How many digits in this base?

Question

The problem is to derive a formula for determining number of digits a given decimal number could have in a given base.

For example: The decimal number 100006 can be represented by 17,11,9,8,7,6,8 digits in bases 2,3,4,5,6,7,8 respectively.

Well the formula I derived so far is like this : (log10(num) /log10(base)) + 1.

in C/C++ I used this formula to compute the above given results.

long long int size = ((double)log10(num) / (double)log10(base)) + 1.0;

But sadly the formula is not giving correct answer is some cases,like these :

Number 8 in  base 2 : 1,0,0,0
Number of digits: 4
Formula returned: 3

Number 64 in  base 2 : 1,0,0,0,0,0,0
Number of digits: 7
Formula returned: 6

Number 64 in  base 4 : 1,0,0,0
Number of digits: 4
Formula returned: 3

Number 125 in  base 5 : 1,0,0,0
Number of digits: 4
Formula returned: 3

Number 128 in  base 2 : 1,0,0,0,0,0,0,0
Number of digits: 8
Formula returned: 7

Number 216 in  base 6 : 1,0,0,0
Number of digits: 4
Formula returned: 3

Number 243 in  base 3 : 1,0,0,0,0,0
Number of digits: 6
Formula returned: 5

Number 343 in  base 7 : 1,0,0,0
Number of digits: 4
Formula returned: 3

So the error is by 1 digit.I just want somebody to help me to correct the formula so that it work for every possible cases.

Edit : As per the input specification I have to deal with cases like 10000000000, i.e 10^10,I don't think log10() in either C/C++ can handle such cases ? So any other procedure/formula for this problem will be highly appreciated.

Answer 1

There are fast floating operations in your compiler settings. You need precise floation operations. The thing is that log10(8)/log10(2) is always 3 in math. But may be your result is 2.99999, for expample. It is bad. You must add small additive, but not 0.5. It should be about .00001 or something like that.

Almost true formula:

int size = static_cast<int>((log10((double)num) / log10((double)base)) + 1.00000001);

Really true solution

You should check the result of your formula. Compexity is O(log log n) or O(log result)!

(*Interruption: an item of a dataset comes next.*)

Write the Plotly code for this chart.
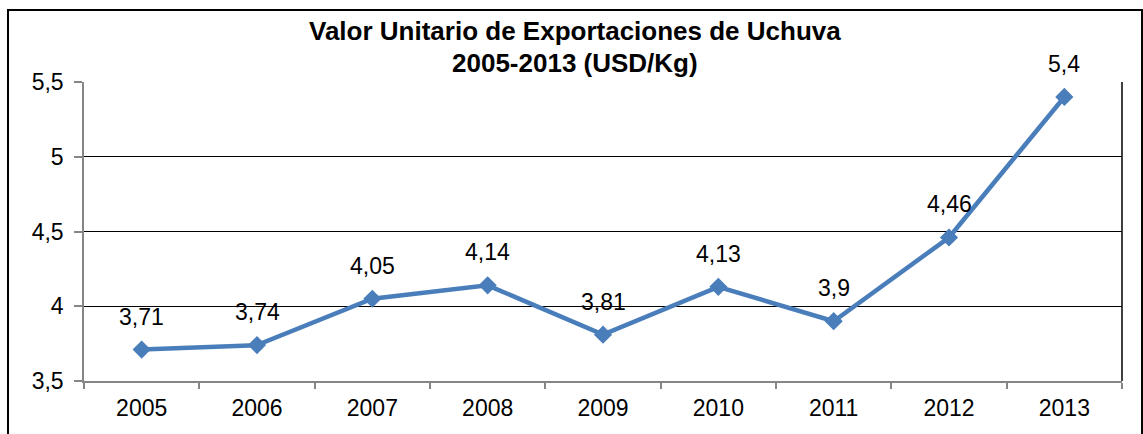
import plotly.graph_objects as go

# Valor unitario de exportaciones de uchuva (USD/Kg)
anios = ['2005', '2006', '2007', '2008', '2009', '2010', '2011', '2012', '2013']
valores = [3.71, 3.74, 4.05, 4.14, 3.81, 4.13, 3.9, 4.46, 5.4]
etiquetas = [str(v).replace('.', ',') for v in valores]
titulo = ['Valor Unitario de Exportaciones de Uchuva', '2005-2013 (USD/Kg)']

W, H = 1143, 434
L, R, T, B = 84, 21, 82, 53
pw, ph = W - L - R, H - T - B

fig = go.Figure()
fig.add_trace(go.Scatter(
    x=anios, y=valores, mode='lines+markers',
    line=dict(color='#4A7EBB', width=4.5),
    marker=dict(symbol='diamond', size=14, color='#4A7EBB'),
    hoverinfo='x+y', showlegend=False))

# etiquetas de datos sobre cada punto (x por indice de categoria)
for i, (v, t) in enumerate(zip(valores, etiquetas)):
    fig.add_annotation(x=i, y=v, text=t, showarrow=False, yshift=33,
                       font=dict(size=23, color='black'))

# titulo en dos lineas, centrado en el marco
for txt, ypx in zip(titulo, [31, 63]):
    fig.add_annotation(xref='paper', yref='paper',
                       x=((8 + 1142) / 2 - L) / pw, y=(H - B - ypx) / ph,
                       xanchor='center', yanchor='middle', showarrow=False,
                       text='<b>' + txt + '</b>', font=dict(size=26, color='black'))

# borde derecho del area de trazado y marco exterior
fig.add_shape(type='line', xref='paper', yref='paper', x0=1, x1=1, y0=0, y1=1,
              line=dict(color='black', width=1.5))
fig.add_shape(type='rect', xref='paper', yref='paper',
              x0=(8 - L) / pw, x1=(1142 - L) / pw,
              y0=-0.5, y1=(H - B - 10) / ph,
              line=dict(color='black', width=2))

fig.update_layout(
    width=W, height=H,
    margin=dict(l=L, r=R, t=T, b=B),
    paper_bgcolor='white', plot_bgcolor='white',
    separators=',.',
    font=dict(family='Liberation Sans, Arial, sans-serif', size=23, color='black'),
    xaxis=dict(type='category', range=[-0.5, 8.5], showgrid=False,
               showline=True, linecolor='#868686', linewidth=1.5,
               ticks='outside', tickson='boundaries', ticklen=6,
               tickcolor='#868686', tickwidth=1.5, tickfont=dict(size=23),
               ticklabelstandoff=6),
    yaxis=dict(range=[3.5, 5.5], dtick=0.5, tick0=3.5,
               showgrid=True, gridcolor='black', gridwidth=1, zeroline=False,
               showline=True, linecolor='#868686', linewidth=1.5,
               ticks='outside', ticklen=8, tickcolor='#868686', tickwidth=1.5,
               tickfont=dict(size=23), ticklabelstandoff=6),
)

fig.write_html('out.html', config={'displayModeBar': False},
               post_script="document.body.style.margin='0';")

int fast_power(int base, int s)
{
    int res = 1;
    while (s) {
        if (s%2) {
            res*=base;
            s--;
        } else {
            s/=2;
            base*=base;
        }
    }
    return res;
}

int digits_size(int n, int base)
{
    int s = int(log10(1.0*n)/log10(1.0*base)) + 1;
    return fast_power(base, s) > n ? s : s+1;
}

This check is better than Brute-force test with base multiplications.